[BEGIN Records for processing]

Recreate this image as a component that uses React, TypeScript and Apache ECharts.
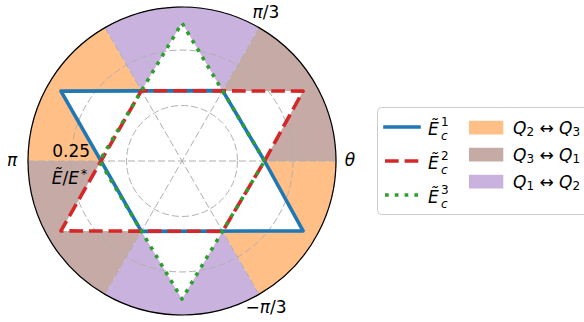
import React, { useEffect, useRef } from 'react';
import * as echarts from 'echarts';

// ---- data ----
const R_MAX = 0.347;
const R_INTERVAL = 0.125;
const ANGLE_INTERVAL = 60;

const curveNames = ['Ẽc1', 'Ẽc2', 'Ẽc3'];
const curve1Angles = [0, 60, 150, 240, 330, 360];
const curve1Radii = [0.186, 0.183, 0.315, 0.183, 0.315, 0.186];
const curve2Angles = [0, 30, 120, 210, 300, 360];
const curve2Radii = [0.186, 0.315, 0.183, 0.315, 0.183, 0.186];
const curve3Angles = [0, 90, 180, 270, 360];
const curve3Radii = [0.186, 0.311, 0.186, 0.311, 0.186];

const regionNames = ['Q2↔Q3', 'Q3↔Q1', 'Q1↔Q2'];
const regionStarts = [
  [120, 300],
  [0, 180],
  [60, 240],
];
const regionSpan = 60;

const angleTickValues = [0, 60, 180, 300];
const angleTickLabels = ['θ', 'π/3', 'π', '−π/3'];
const radiusTickLabel = '0.25';

// ---- styles ----
const FONT = 'DejaVu Sans';
const curveColors = ['#1f77b4', '#d62728', '#2ca02c'];
const curveDash: any[] = ['solid', [13.7, 5.9], [3.7, 6.1]];
const regionColors = ['#ffbf86', '#c5aaa5', '#c9b3de'];
const GRID = '#b0b0b0';

const curves = [
  { a: curve1Angles, r: curve1Radii },
  { a: curve2Angles, r: curve2Radii },
  { a: curve3Angles, r: curve3Radii },
];

function mathRich(label: string) {
  return label
    .split('')
    .map((ch) => (/[θπ]/.test(ch) ? `{i|${ch}}` : `{n|${ch}}`))
    .join('');
}

function buildOption() {
  const series: any[] = [];
  regionNames.forEach((name, i) => {
    series.push({
      type: 'custom',
      name,
      coordinateSystem: 'polar',
      silent: true,
      z: 1,
      data: regionStarts[i].map((s) => [R_MAX, s]),
      renderItem: (params: any, api: any) => {
        const r = api.value(0);
        const a0 = api.value(1);
        const a1 = a0 + regionSpan;
        const c = api.coord([0, 0]);
        const e = api.coord([r, 0]);
        const R = Math.hypot(e[0] - c[0], e[1] - c[1]);
        return {
          type: 'sector',
          shape: {
            cx: c[0],
            cy: c[1],
            r0: 0,
            r: R,
            startAngle: (-a1 * Math.PI) / 180,
            endAngle: (-a0 * Math.PI) / 180,
            clockwise: true,
          },
          style: { fill: regionColors[i] },
        };
      },
    });
  });
  series.push({
    type: 'custom',
    coordinateSystem: 'polar',
    silent: true,
    z: 2,
    data: curves.map(() => [0, 0]),
    renderItem: (params: any, api: any) => {
      const cv = curves[params.dataIndex];
      const pts = cv.a.map((a, j) => api.coord([cv.r[j], a]));
      return { type: 'polygon', shape: { points: pts }, style: { fill: '#ffffff' } };
    },
  });
  curves.forEach((cv, i) => {
    series.push({
      type: 'line',
      name: curveNames[i],
      coordinateSystem: 'polar',
      silent: true,
      z: 5 + i,
      showSymbol: false,
      symbol: 'none',
      data: cv.a.map((a, j) => [cv.r[j], a]),
      lineStyle: {
        color: curveColors[i],
        width: 3.6,
        type: curveDash[i],
        cap: 'butt',
        join: 'round',
      },
    });
  });

  const graphic: any[] = [];
  const txt = (text: string, x: number, y: number, size: number, extra: any = {}) => ({
    type: 'text',
    x,
    y,
    silent: true,
    z: 100,
    style: {
      text,
      fontSize: size,
      fontFamily: FONT,
      fill: '#000',
      align: 'center',
      verticalAlign: 'middle',
      ...extra,
    },
  });
  const richMath = {
    i: { fontFamily: FONT, fontSize: 17, fontStyle: 'italic', fill: '#000' },
    n: { fontFamily: FONT, fontSize: 17, fill: '#000' },
  };
  const anglePos = [
    [350, 160],
    [266, 11.5],
    [12, 160.4],
    [266, 306.5],
  ];
  angleTickLabels.forEach((t, i) => {
    graphic.push(txt(mathRich(t), anglePos[i][0], anglePos[i][1], 17, { rich: richMath }));
  });
  graphic.push(txt(radiusTickLabel, 71.2, 150.8, 17));
  graphic.push(
    txt('{i|Ẽ}{n|/}{i|E}{s|*}', 51.7, 178, 17, {
      align: 'left',
      rich: {
        ...richMath,
        s: { fontFamily: FONT, fontSize: 12, fill: '#000', padding: [0, 0, 9, 2] },
      },
    })
  );

  // legend frame
  graphic.push({
    type: 'rect',
    silent: true,
    z: 90,
    shape: { x: 377.5, y: 107.5, width: 240, height: 107, r: 4 },
    style: { fill: 'rgba(255,255,255,0.8)', stroke: '#cccccc', lineWidth: 1 },
  });
  curves.forEach((_, i) => {
    const y0 = 127 + 34 * i;
    graphic.push({
      type: 'line',
      silent: true,
      z: 100,
      shape: { x1: 385, y1: y0, x2: 419, y2: y0 },
      style: {
        stroke: curveColors[i],
        lineWidth: 3.6,
        lineDash: i === 0 ? null : curveDash[i],
        lineCap: i === 0 ? 'square' : 'butt',
      },
    });
    graphic.push(txt('Ẽ', 428, y0 + 1.5, 17, { align: 'left', fontStyle: 'italic' }));
    graphic.push(
      txt(`{s|${i + 1}}\n{c|c}`, 441, y0 + 1.65, 12, {
        align: 'left',
        lineHeight: 14,
        rich: {
          s: { fontFamily: FONT, fontSize: 12, lineHeight: 14, fill: '#000' },
          c: { fontFamily: FONT, fontSize: 12, lineHeight: 14, fontStyle: 'italic', fill: '#000' },
        },
      })
    );
  });
  regionNames.forEach((name, j) => {
    const yc = 127.7 + 27 * j;
    graphic.push({
      type: 'rect',
      silent: true,
      z: 100,
      shape: { x: 469, y: yc - 6.85, width: 34.3, height: 13.7 },
      style: { fill: regionColors[j] },
    });
    const m = name.match(/Q(\d)↔Q(\d)/)!;
    graphic.push({
      type: 'text',
      x: 513,
      y: yc,
      silent: true,
      z: 100,
      style: {
        text: `{q|Q}{d|${m[1]}}{a| ↔ }{q|Q}{d|${m[2]}}`,
        fontFamily: FONT,
        fontSize: 17,
        align: 'left',
        verticalAlign: 'middle',
        rich: {
          q: { fontFamily: FONT, fontSize: 17, fontStyle: 'italic', fill: '#000' },
          d: { fontFamily: FONT, fontSize: 12, fill: '#000', padding: [8.5, 0, 0, 0] },
          a: { fontFamily: FONT, fontSize: 17, fill: '#000' },
        },
      },
    });
  });

  return {
    animation: false,
    backgroundColor: '#ffffff',
    polar: { center: [182, 161], radius: 154 },
    angleAxis: {
      type: 'value',
      min: 0,
      max: 360,
      interval: ANGLE_INTERVAL,
      startAngle: 0,
      clockwise: false,
      z: 4,
      axisLine: { show: true, lineStyle: { color: '#000', width: 1.2 } },
      axisTick: { show: false },
      axisLabel: {
        show: false,
        formatter: (v: number) => {
          const k = angleTickValues.indexOf(v);
          return k >= 0 ? angleTickLabels[k] : '';
        },
      },
      splitLine: { show: true, lineStyle: { color: GRID, width: 1, type: [7, 3] } },
    },
    radiusAxis: {
      type: 'value',
      min: 0,
      max: R_MAX,
      interval: R_INTERVAL,
      z: 3,
      axisLine: { show: false },
      axisTick: { show: false },
      axisLabel: { show: false },
      splitLine: { show: true, lineStyle: { color: GRID, width: 1, type: [7, 3] } },
    },
    series,
    graphic,
  };
}

export default function App() {
  const ref = useRef<HTMLDivElement>(null);
  useEffect(() => {
    document.body.style.margin = '0';
    if (!ref.current) return;
    const chart = echarts.init(ref.current, undefined, { renderer: 'svg' });
    chart.setOption(buildOption() as any);
    return () => chart.dispose();
  }, []);
  return <div ref={ref} style={{ width: 584, height: 322 }} />;
}
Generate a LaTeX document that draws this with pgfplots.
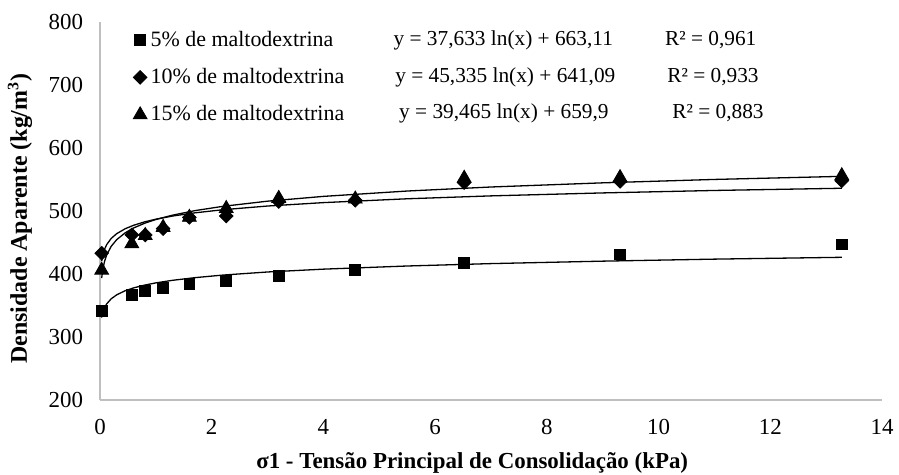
\documentclass[border=0pt]{standalone}
\usepackage{pgfplots}
\pgfplotsset{compat=1.18}
\usepackage{fontspec}
\setmainfont{Liberation Serif}
\begin{document}
\fontsize{10}{12}\selectfont
\begin{tikzpicture}
\useasboundingbox (-50bp,-37.5bp) rectangle (399.5bp,200bp);
\begin{axis}[
  at={(0,0)}, anchor=south west,
  scale only axis, width=391bp, height=189bp,
  xmin=0, xmax=14, ymin=200, ymax=800,
  xtick={0,2,...,14}, ytick={200,300,...,800},
  axis lines=left, axis line style={draw=black!25, line width=0.6bp, -},
  major tick length=0pt, tick style={draw=none},
  /pgf/number format/assume math mode=true,
  ticklabel style={font=\fontsize{11.5}{13}\selectfont},
  xticklabel style={yshift=-6bp},
  yticklabel style={xshift=-5bp},
  xlabel={\textbf{σ1 - Tensão Principal de Consolidação (kPa)}},
  ylabel={\textbf{Densidade Aparente (kg/m\textsuperscript{3})}},
  xlabel style={at={(axis description cs:0.476,-0.167)}, anchor=center, font=\fontsize{11.5}{13}\selectfont},
  ylabel style={at={(axis description cs:-0.1023,0.48)}, anchor=center, font=\fontsize{12}{14}\selectfont},
  legend style={at={(rel axis cs:0.042,0.987)}, anchor=north west, draw=none, fill=none,
    font=\fontsize{11}{12}\selectfont, inner sep=0pt, row sep=6bp,
    nodes={inner sep=1.8bp}},
  legend cell align=left,
  clip=false,
]
% data
\addplot[only marks, mark=square*, mark size=2.7bp, color=black] coordinates {
(0.03,342) (0.57,367) (0.81,373) (1.13,378) (1.60,384) (2.26,389) (3.20,397) (4.57,406) (6.52,417) (9.31,431) (13.28,447)};
\addlegendentry{5\% de maltodextrina}
\addplot[only marks, mark=square*, mark size=2.4bp, mark options={rotate=45}, color=black] coordinates {
(0.03,433) (0.57,462) (0.81,462) (1.13,472) (1.60,490) (2.26,492) (3.20,515) (4.57,517) (6.52,545) (9.31,547) (13.28,548)};
\addlegendentry{10\% de maltodextrina}
\addplot[only marks, mark=triangle*, mark size=4bp, color=black] coordinates {
(0.03,406) (0.57,448) (0.81,461) (1.13,474) (1.60,490) (2.26,504) (3.20,520) (4.57,519) (6.52,552) (9.31,553) (13.28,556)};
\addlegendentry{15\% de maltodextrina}
% trend lines
\addplot[black, line width=0.65bp, forget plot] coordinates {
(0.03,330.8) (0.05,338.9) (0.08,346.2) (0.12,352.6) (0.2,360.6) (0.3,367.0) (0.45,373.4) (0.6,377.9) (0.8,382.4) (1.0,385.9) (1.3,390.0) (1.7,394.2) (2.2,398.3) (3,403.2) (4,407.7) (5.5,412.7) (7,416.5) (9,420.4) (11,423.6) (13.28,426.5)};
\addplot[black, line width=0.65bp, forget plot] coordinates {
(0.03,420.4) (0.05,430.1) (0.08,439.0) (0.12,446.7) (0.2,456.4) (0.3,464.1) (0.45,471.8) (0.6,477.3) (0.8,482.8) (1.0,487.0) (1.3,492.0) (1.7,497.1) (2.2,502.0) (3,507.9) (4,513.3) (5.5,519.4) (7,524.0) (9,528.7) (11,532.6) (13.28,536.1)};
\addplot[black, line width=0.65bp, forget plot] coordinates {
(0.03,393.6) (0.05,407.1) (0.08,419.6) (0.12,430.3) (0.2,443.9) (0.3,454.6) (0.45,465.3) (0.6,473.0) (0.8,480.6) (1.0,486.5) (1.3,493.4) (1.7,500.6) (2.2,507.4) (3,515.6) (4,523.2) (5.5,531.7) (7,538.1) (9,544.7) (11,550.1) (13.28,555.0)};
% equations
\node[anchor=west, font=\fontsize{10.7}{12}\selectfont, inner sep=0pt] at (axis cs:5.25,771) {y = 37,633 ln(x) + 663,11};
\node[anchor=west, font=\fontsize{10.7}{12}\selectfont, inner sep=0pt] at (axis cs:5.28,712) {y = 45,335 ln(x) + 641,09};
\node[anchor=west, font=\fontsize{10.7}{12}\selectfont, inner sep=0pt] at (axis cs:5.35,655) {y = 39,465 ln(x) + 659,9};
\node[anchor=west, font=\fontsize{10.7}{12}\selectfont, inner sep=0pt] at (axis cs:10.11,771) {R² = 0,961};
\node[anchor=west, font=\fontsize{10.7}{12}\selectfont, inner sep=0pt] at (axis cs:10.15,712) {R² = 0,933};
\node[anchor=west, font=\fontsize{10.7}{12}\selectfont, inner sep=0pt] at (axis cs:10.24,655) {R² = 0,883};
\end{axis}
\end{tikzpicture}
\end{document}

[END Records for processing]

• Objective:
Output the records above as they stand, from the first line to the line with "const ANGLE_INTERVAL = 60;", inclusive, and exclude the pictures.

• The answer:
Recreate this image as a component that uses React, TypeScript and Apache ECharts.
import React, { useEffect, useRef } from 'react';
import * as echarts from 'echarts';

// ---- data ----
const R_MAX = 0.347;
const R_INTERVAL = 0.125;
const ANGLE_INTERVAL = 60;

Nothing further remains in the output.